━━━ Dataset entries
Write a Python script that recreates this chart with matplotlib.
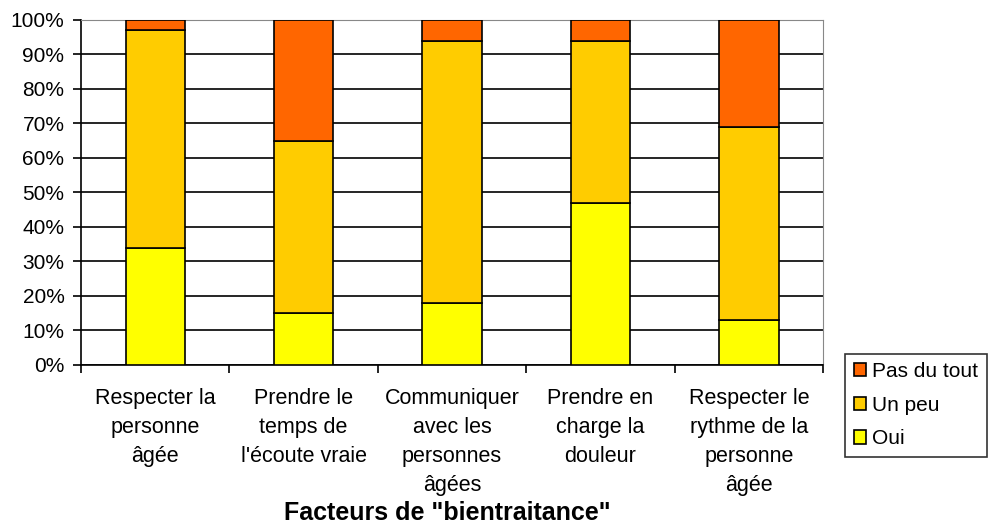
━━━━━━
━━━ Dataset entries
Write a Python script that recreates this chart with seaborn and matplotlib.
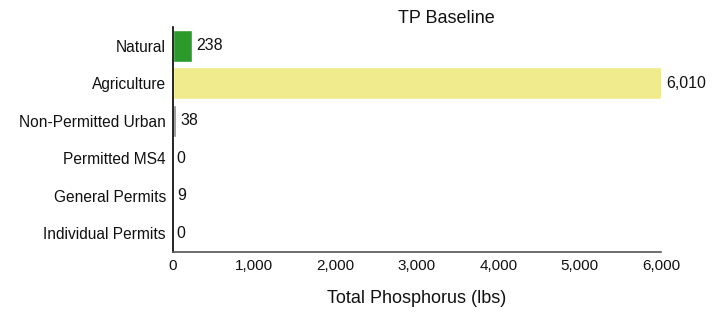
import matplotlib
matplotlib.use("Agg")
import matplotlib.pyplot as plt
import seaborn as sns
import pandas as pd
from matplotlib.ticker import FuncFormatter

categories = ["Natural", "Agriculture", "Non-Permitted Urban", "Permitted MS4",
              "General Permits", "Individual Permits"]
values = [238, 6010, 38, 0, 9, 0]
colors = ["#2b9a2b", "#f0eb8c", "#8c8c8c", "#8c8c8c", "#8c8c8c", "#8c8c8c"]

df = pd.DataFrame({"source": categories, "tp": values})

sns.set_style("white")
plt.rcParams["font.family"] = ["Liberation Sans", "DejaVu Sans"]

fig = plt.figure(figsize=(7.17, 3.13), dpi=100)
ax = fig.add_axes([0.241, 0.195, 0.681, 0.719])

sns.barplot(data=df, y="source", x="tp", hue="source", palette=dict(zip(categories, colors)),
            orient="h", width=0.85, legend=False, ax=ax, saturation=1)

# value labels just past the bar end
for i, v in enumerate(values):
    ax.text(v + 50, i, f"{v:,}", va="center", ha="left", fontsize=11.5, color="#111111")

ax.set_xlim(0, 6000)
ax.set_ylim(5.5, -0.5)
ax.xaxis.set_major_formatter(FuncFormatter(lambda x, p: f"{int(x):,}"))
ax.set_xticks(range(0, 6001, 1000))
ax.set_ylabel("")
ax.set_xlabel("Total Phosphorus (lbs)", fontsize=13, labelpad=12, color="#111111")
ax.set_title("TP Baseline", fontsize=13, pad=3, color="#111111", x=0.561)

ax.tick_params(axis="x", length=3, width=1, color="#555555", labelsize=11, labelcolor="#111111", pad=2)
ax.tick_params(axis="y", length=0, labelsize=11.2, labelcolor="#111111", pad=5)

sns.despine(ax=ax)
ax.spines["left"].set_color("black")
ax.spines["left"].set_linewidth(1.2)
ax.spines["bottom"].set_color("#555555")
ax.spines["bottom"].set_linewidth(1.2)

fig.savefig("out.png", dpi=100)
━━━━━━
━━━ Dataset entries
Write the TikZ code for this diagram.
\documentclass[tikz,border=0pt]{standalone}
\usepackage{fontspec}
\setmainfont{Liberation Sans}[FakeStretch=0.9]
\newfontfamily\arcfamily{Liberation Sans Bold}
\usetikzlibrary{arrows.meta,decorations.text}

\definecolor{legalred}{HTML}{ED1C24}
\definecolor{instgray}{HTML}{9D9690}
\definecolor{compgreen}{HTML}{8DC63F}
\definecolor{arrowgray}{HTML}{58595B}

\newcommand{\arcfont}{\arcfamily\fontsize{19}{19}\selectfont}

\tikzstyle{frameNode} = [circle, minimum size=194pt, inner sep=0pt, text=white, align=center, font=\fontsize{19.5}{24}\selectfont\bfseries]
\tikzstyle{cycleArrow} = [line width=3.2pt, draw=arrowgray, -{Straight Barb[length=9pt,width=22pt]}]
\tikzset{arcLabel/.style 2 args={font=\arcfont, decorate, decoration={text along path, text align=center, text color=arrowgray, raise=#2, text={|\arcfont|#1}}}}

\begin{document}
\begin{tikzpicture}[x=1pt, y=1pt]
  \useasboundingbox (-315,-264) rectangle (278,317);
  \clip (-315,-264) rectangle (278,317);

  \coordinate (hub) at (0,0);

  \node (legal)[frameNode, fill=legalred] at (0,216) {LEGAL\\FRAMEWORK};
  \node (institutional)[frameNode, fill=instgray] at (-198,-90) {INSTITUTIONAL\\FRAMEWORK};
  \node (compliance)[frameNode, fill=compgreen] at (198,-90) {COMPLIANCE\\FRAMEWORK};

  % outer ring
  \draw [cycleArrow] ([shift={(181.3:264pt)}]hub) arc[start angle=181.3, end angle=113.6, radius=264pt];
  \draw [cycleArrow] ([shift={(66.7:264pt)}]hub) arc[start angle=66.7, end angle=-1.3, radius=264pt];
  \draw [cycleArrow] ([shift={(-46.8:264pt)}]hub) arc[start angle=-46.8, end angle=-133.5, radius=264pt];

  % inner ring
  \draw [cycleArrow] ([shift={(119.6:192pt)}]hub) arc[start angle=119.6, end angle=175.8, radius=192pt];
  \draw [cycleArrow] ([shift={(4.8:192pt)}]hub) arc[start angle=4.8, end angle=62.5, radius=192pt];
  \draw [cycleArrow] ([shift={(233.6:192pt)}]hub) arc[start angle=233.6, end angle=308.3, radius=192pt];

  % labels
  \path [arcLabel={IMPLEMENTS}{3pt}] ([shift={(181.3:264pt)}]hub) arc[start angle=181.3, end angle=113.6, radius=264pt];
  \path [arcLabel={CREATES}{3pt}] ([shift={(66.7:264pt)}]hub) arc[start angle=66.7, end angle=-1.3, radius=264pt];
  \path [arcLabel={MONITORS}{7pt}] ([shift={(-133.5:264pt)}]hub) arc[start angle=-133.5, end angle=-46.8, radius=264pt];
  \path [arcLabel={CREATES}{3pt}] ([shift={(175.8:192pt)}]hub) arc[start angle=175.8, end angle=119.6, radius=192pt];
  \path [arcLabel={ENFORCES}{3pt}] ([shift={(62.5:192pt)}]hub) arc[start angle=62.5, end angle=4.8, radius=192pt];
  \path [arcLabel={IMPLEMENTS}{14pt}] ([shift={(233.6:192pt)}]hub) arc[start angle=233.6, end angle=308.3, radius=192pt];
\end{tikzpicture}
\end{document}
━━━━━━
From the records above, copy exactly the lines starting at the one with "Write a Python script that recreates this chart with seaborn" and ending at the one with "from matplotlib.ticker import FuncFormatter", and no others. Pictures stay out.

== Correct answer ==
Write a Python script that recreates this chart with seaborn and matplotlib.
import matplotlib
matplotlib.use("Agg")
import matplotlib.pyplot as plt
import seaborn as sns
import pandas as pd
from matplotlib.ticker import FuncFormatter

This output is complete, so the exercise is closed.